» **Short task**: Reproduce the listing exactly, with no pictures in your copy.
## Begin
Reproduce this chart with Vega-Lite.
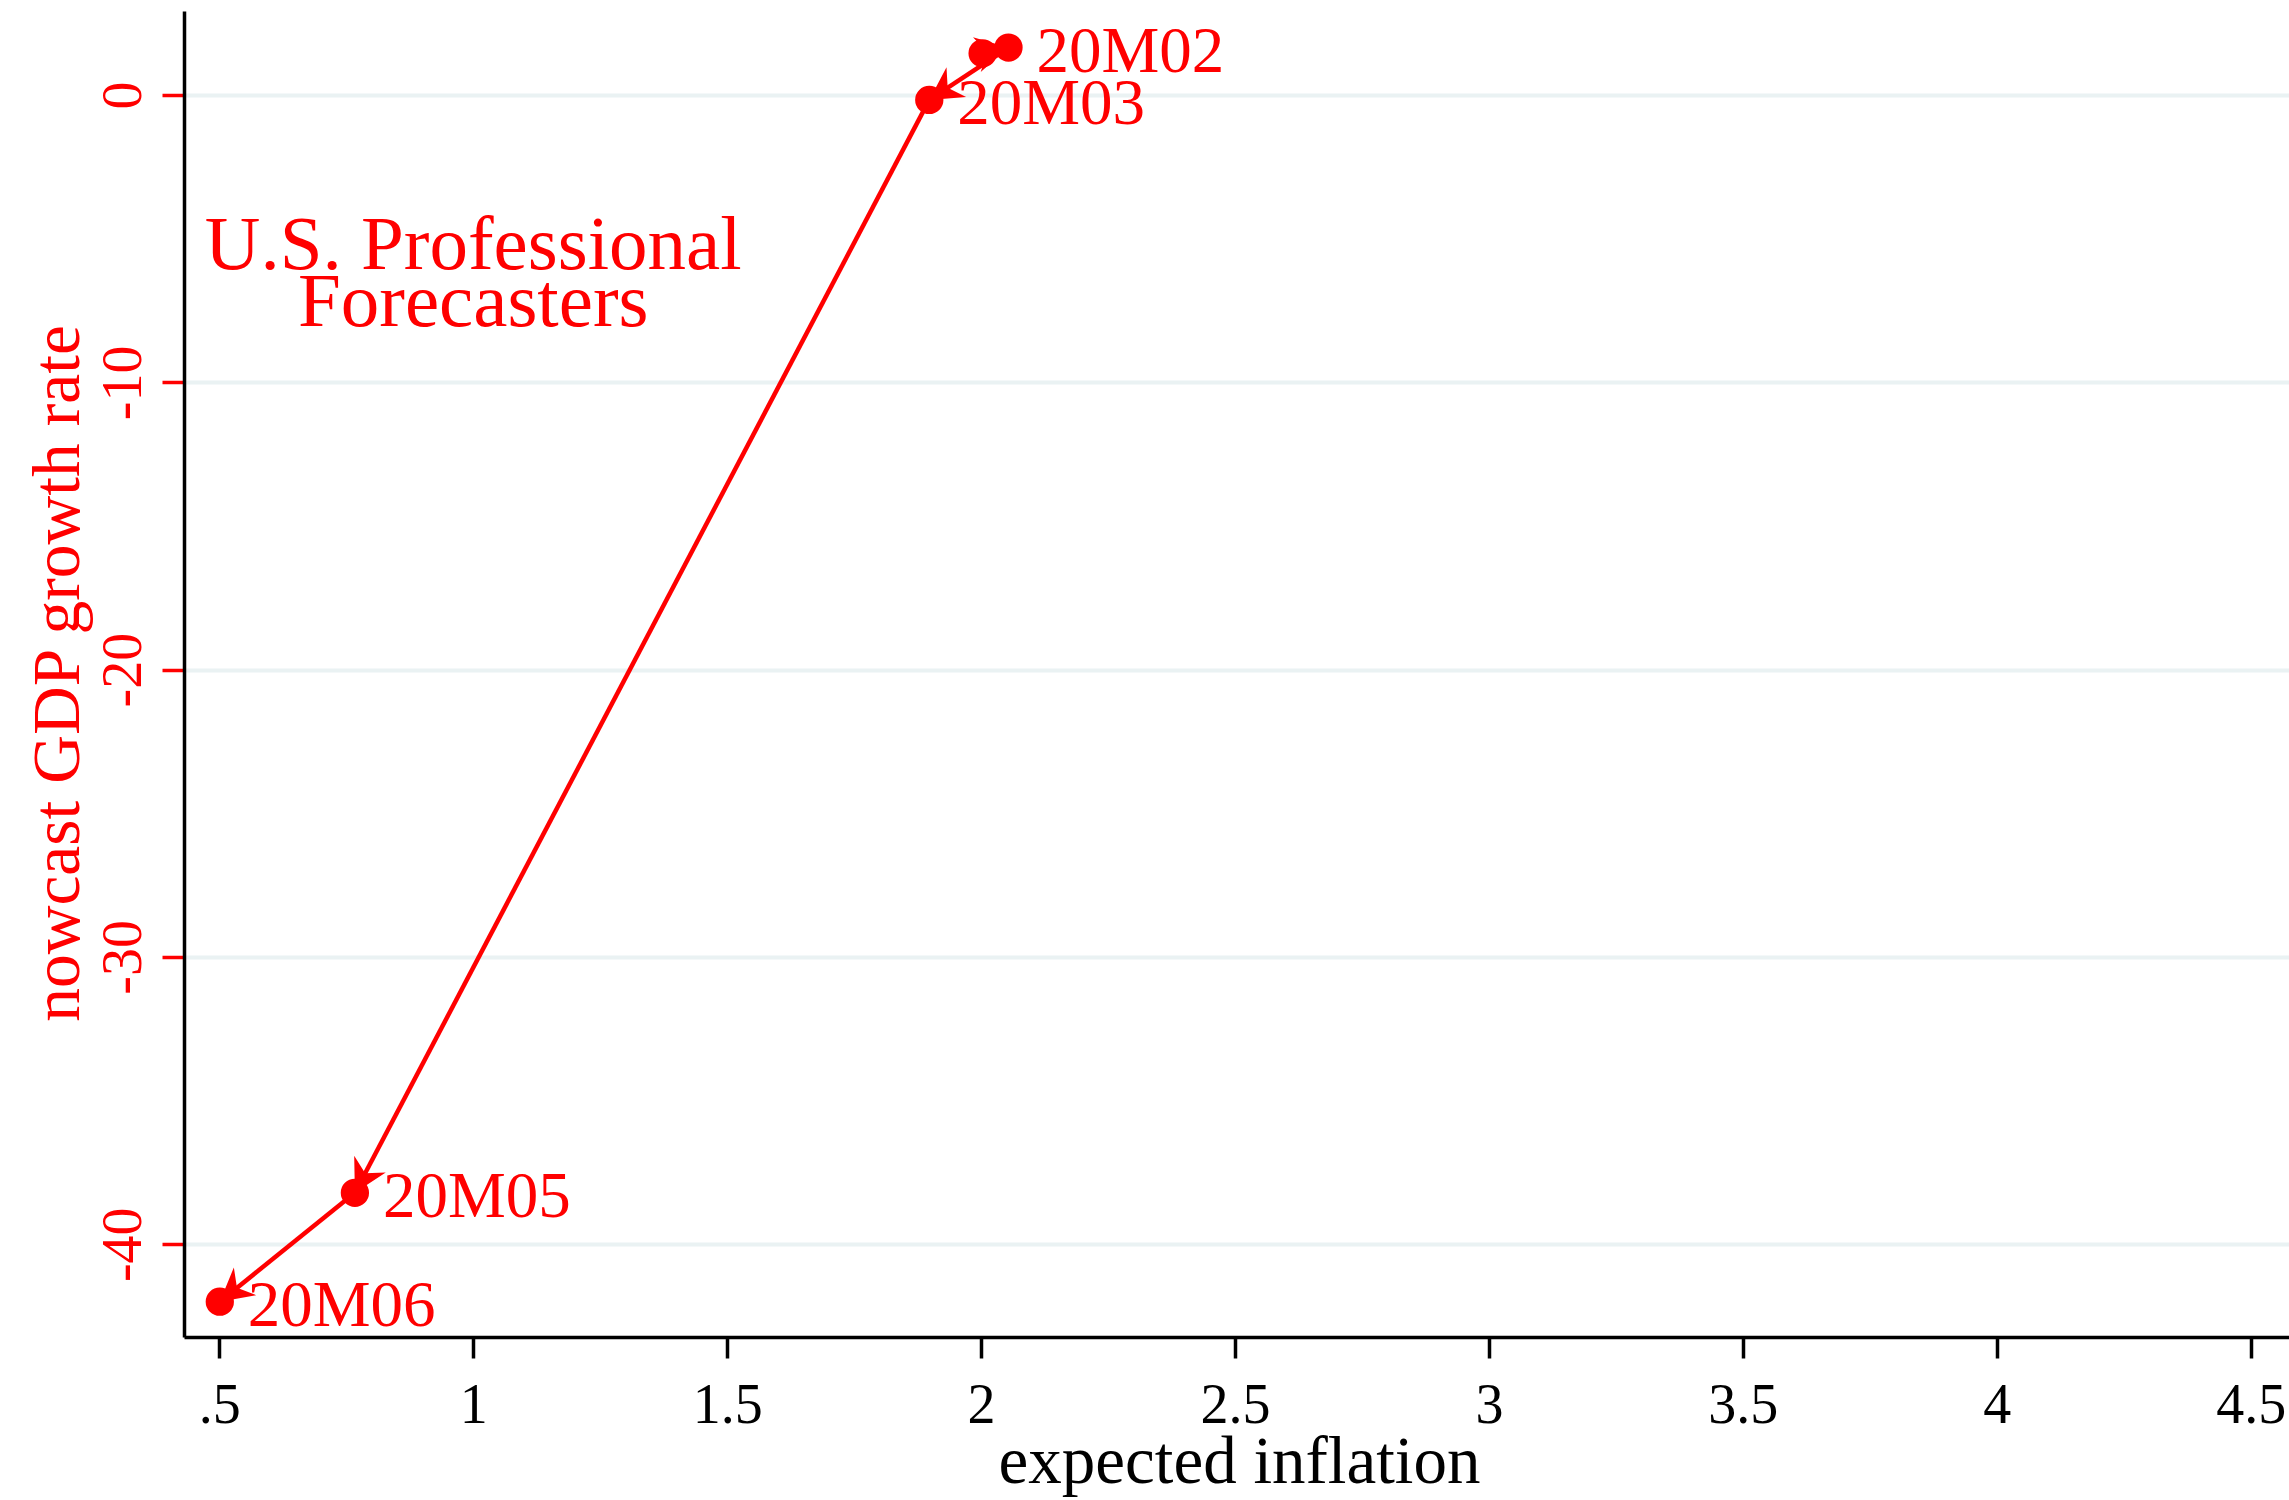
{
  "$schema": "https://vega.github.io/schema/vega-lite/v6.json",
  "width": 2105,
  "height": 1326,
  "autosize": {"type": "none"},
  "padding": {"left": 184, "top": 11, "right": 0, "bottom": 163},
  "background": "white",
  "config": {"view": {"stroke": null}, "font": "Liberation Serif"},
  "datasets": {
    "note": [{"ax": 1, "ay": -6.06, "note": "U.S. Professional|Forecasters"}]
  },
  "data": {
    "values": [
      {"order": 1, "month": "20M01", "infl": 2.003, "gdp": 1.45},
      {"order": 2, "month": "20M02", "infl": 2.054, "gdp": 1.65},
      {"order": 3, "month": "20M03", "infl": 1.898, "gdp": -0.17},
      {"order": 4, "month": "20M05", "infl": 0.767, "gdp": -38.21},
      {"order": 5, "month": "20M06", "infl": 0.501, "gdp": -42.0}
    ]
  },
  "encoding": {
    "x": {
      "field": "infl",
      "type": "quantitative",
      "scale": {"domain": [0.4305, 4.5754], "nice": false, "zero": false},
      "axis": {
        "values": [0.5, 1, 1.5, 2, 2.5, 3, 3.5, 4, 4.5],
        "labelExpr": "replace(toString(datum.value), '0.', '.')",
        "title": "expected inflation",
        "grid": false,
        "domainColor": "black",
        "domainWidth": 3.5,
        "tickColor": "black",
        "tickSize": 21,
        "tickWidth": 3.5,
        "labelFont": "Liberation Serif",
        "labelFontSize": 56,
        "labelColor": "black",
        "labelBaseline": "alphabetic",
        "labelPadding": 64,
        "labelFlush": false,
        "labelOverlap": false,
        "titleFont": "Liberation Serif",
        "titleFontSize": 67,
        "titleFontWeight": "normal",
        "titleColor": "black",
        "titleBaseline": "alphabetic",
        "titleAlign": "center",
        "titleX": 1055,
        "titleY": 145
      }
    },
    "y": {
      "field": "gdp",
      "type": "quantitative",
      "scale": {"domain": [-43.23, 2.924], "nice": false, "zero": false},
      "axis": {
        "values": [-40, -30, -20, -10, 0],
        "labelExpr": "toString(datum.value)",
        "title": "nowcast GDP growth rate",
        "grid": true,
        "gridColor": "#EAF2F3",
        "gridWidth": 4,
        "domainColor": "black",
        "domainWidth": 3.5,
        "tickColor": "#FF0000",
        "tickSize": 22,
        "tickWidth": 3.5,
        "labelFont": "Liberation Serif",
        "labelFontSize": 56,
        "labelColor": "#FF0000",
        "labelAngle": 270,
        "labelAlign": "center",
        "labelBaseline": "alphabetic",
        "labelPadding": 22,
        "labelFlush": false,
        "labelOverlap": false,
        "titleFont": "Liberation Serif",
        "titleFontSize": 67.5,
        "titleFontWeight": "normal",
        "titleColor": "#FF0000",
        "titleAngle": 270,
        "titleAlign": "center",
        "titleBaseline": "middle",
        "titleX": -126,
        "titleY": 662
      }
    }
  },
  "layer": [
    {
      "transform": [
        {"window": [
          {"op": "lead", "param": 1, "field": "infl", "as": "infl_next"},
          {"op": "lead", "param": 1, "field": "gdp", "as": "gdp_next"}
        ], "sort": [{"field": "order"}]},
        {"filter": "isValid(datum.infl_next)"}
      ],
      "mark": {"type": "rule", "color": "#FF0000", "strokeWidth": 4.5},
      "encoding": {
        "x2": {"field": "infl_next"},
        "y2": {"field": "gdp_next"}
      }
    },
    {
      "transform": [
        {"window": [
          {"op": "lead", "param": 1, "field": "infl", "as": "infl_next"},
          {"op": "lead", "param": 1, "field": "gdp", "as": "gdp_next"}
        ], "sort": [{"field": "order"}]},
        {"filter": "isValid(datum.infl_next)"},
        {"calculate": "atan2((datum.infl_next - datum.infl) * 507.85, (datum.gdp_next - datum.gdp) * 28.73) * 180 / PI", "as": "ang"}
      ],
      "mark": {"type": "point", "shape": "M0,0 L0.55,1 L0,0.68 L-0.55,1 Z", "filled": true, "color": "#FF0000", "opacity": 1, "size": 4200, "strokeWidth": 0},
      "encoding": {
        "x": {"field": "infl_next", "type": "quantitative"},
        "y": {"field": "gdp_next", "type": "quantitative"},
        "angle": {"field": "ang", "type": "quantitative", "scale": null}
      }
    },
    {
      "mark": {"type": "point", "shape": "circle", "filled": true, "color": "#FF0000", "opacity": 1, "size": 800}
    },
    {
      "transform": [{"filter": "datum.month != '20M01'"}],
      "mark": {"type": "text", "font": "Liberation Serif", "fontSize": 65, "color": "#FF0000", "align": "left", "baseline": "middle", "dx": 28, "dy": 4},
      "encoding": {"text": {"field": "month", "type": "nominal"}}
    },
    {
      "data": {"name": "note"},
      "mark": {"type": "text", "lineBreak": "|", "font": "Liberation Serif", "fontSize": 77, "lineHeight": 57, "color": "#FF0000", "align": "center", "baseline": "alphabetic"},
      "encoding": {
        "x": {"field": "ax", "type": "quantitative"},
        "y": {"field": "ay", "type": "quantitative"},
        "text": {"field": "note", "type": "nominal"}
      }
    }
  ]
}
## End
» **Worked solution**:
Reproduce this chart with Vega-Lite.
{
  "$schema": "https://vega.github.io/schema/vega-lite/v6.json",
  "width": 2105,
  "height": 1326,
  "autosize": {"type": "none"},
  "padding": {"left": 184, "top": 11, "right": 0, "bottom": 163},
  "background": "white",
  "config": {"view": {"stroke": null}, "font": "Liberation Serif"},
  "datasets": {
    "note": [{"ax": 1, "ay": -6.06, "note": "U.S. Professional|Forecasters"}]
  },
  "data": {
    "values": [
      {"order": 1, "month": "20M01", "infl": 2.003, "gdp": 1.45},
      {"order": 2, "month": "20M02", "infl": 2.054, "gdp": 1.65},
      {"order": 3, "month": "20M03", "infl": 1.898, "gdp": -0.17},
      {"order": 4, "month": "20M05", "infl": 0.767, "gdp": -38.21},
      {"order": 5, "month": "20M06", "infl": 0.501, "gdp": -42.0}
    ]
  },
  "encoding": {
    "x": {
      "field": "infl",
      "type": "quantitative",
      "scale": {"domain": [0.4305, 4.5754], "nice": false, "zero": false},
      "axis": {
        "values": [0.5, 1, 1.5, 2, 2.5, 3, 3.5, 4, 4.5],
        "labelExpr": "replace(toString(datum.value), '0.', '.')",
        "title": "expected inflation",
        "grid": false,
        "domainColor": "black",
        "domainWidth": 3.5,
        "tickColor": "black",
        "tickSize": 21,
        "tickWidth": 3.5,
        "labelFont": "Liberation Serif",
        "labelFontSize": 56,
        "labelColor": "black",
        "labelBaseline": "alphabetic",
        "labelPadding": 64,
        "labelFlush": false,
        "labelOverlap": false,
        "titleFont": "Liberation Serif",
        "titleFontSize": 67,
        "titleFontWeight": "normal",
        "titleColor": "black",
        "titleBaseline": "alphabetic",
        "titleAlign": "center",
        "titleX": 1055,
        "titleY": 145
      }
    },
    "y": {
      "field": "gdp",
      "type": "quantitative",
      "scale": {"domain": [-43.23, 2.924], "nice": false, "zero": false},
      "axis": {
        "values": [-40, -30, -20, -10, 0],
        "labelExpr": "toString(datum.value)",
        "title": "nowcast GDP growth rate",
        "grid": true,
        "gridColor": "#EAF2F3",
        "gridWidth": 4,
        "domainColor": "black",
        "domainWidth": 3.5,
        "tickColor": "#FF0000",
        "tickSize": 22,
        "tickWidth": 3.5,
        "labelFont": "Liberation Serif",
        "labelFontSize": 56,
        "labelColor": "#FF0000",
        "labelAngle": 270,
        "labelAlign": "center",
        "labelBaseline": "alphabetic",
        "labelPadding": 22,
        "labelFlush": false,
        "labelOverlap": false,
        "titleFont": "Liberation Serif",
        "titleFontSize": 67.5,
        "titleFontWeight": "normal",
        "titleColor": "#FF0000",
        "titleAngle": 270,
        "titleAlign": "center",
        "titleBaseline": "middle",
        "titleX": -126,
        "titleY": 662
      }
    }
  },
  "layer": [
    {
      "transform": [
        {"window": [
          {"op": "lead", "param": 1, "field": "infl", "as": "infl_next"},
          {"op": "lead", "param": 1, "field": "gdp", "as": "gdp_next"}
        ], "sort": [{"field": "order"}]},
        {"filter": "isValid(datum.infl_next)"}
      ],
      "mark": {"type": "rule", "color": "#FF0000", "strokeWidth": 4.5},
      "encoding": {
        "x2": {"field": "infl_next"},
        "y2": {"field": "gdp_next"}
      }
    },
    {
      "transform": [
        {"window": [
          {"op": "lead", "param": 1, "field": "infl", "as": "infl_next"},
          {"op": "lead", "param": 1, "field": "gdp", "as": "gdp_next"}
        ], "sort": [{"field": "order"}]},
        {"filter": "isValid(datum.infl_next)"},
        {"calculate": "atan2((datum.infl_next - datum.infl) * 507.85, (datum.gdp_next - datum.gdp) * 28.73) * 180 / PI", "as": "ang"}
      ],
      "mark": {"type": "point", "shape": "M0,0 L0.55,1 L0,0.68 L-0.55,1 Z", "filled": true, "color": "#FF0000", "opacity": 1, "size": 4200, "strokeWidth": 0},
      "encoding": {
        "x": {"field": "infl_next", "type": "quantitative"},
        "y": {"field": "gdp_next", "type": "quantitative"},
        "angle": {"field": "ang", "type": "quantitative", "scale": null}
      }
    },
    {
      "mark": {"type": "point", "shape": "circle", "filled": true, "color": "#FF0000", "opacity": 1, "size": 800}
    },
    {
      "transform": [{"filter": "datum.month != '20M01'"}],
      "mark": {"type": "text", "font": "Liberation Serif", "fontSize": 65, "color": "#FF0000", "align": "left", "baseline": "middle", "dx": 28, "dy": 4},
      "encoding": {"text": {"field": "month", "type": "nominal"}}
    },
    {
      "data": {"name": "note"},
      "mark": {"type": "text", "lineBreak": "|", "font": "Liberation Serif", "fontSize": 77, "lineHeight": 57, "color": "#FF0000", "align": "center", "baseline": "alphabetic"},
      "encoding": {
        "x": {"field": "ax", "type": "quantitative"},
        "y": {"field": "ay", "type": "quantitative"},
        "text": {"field": "note", "type": "nominal"}
      }
    }
  ]
}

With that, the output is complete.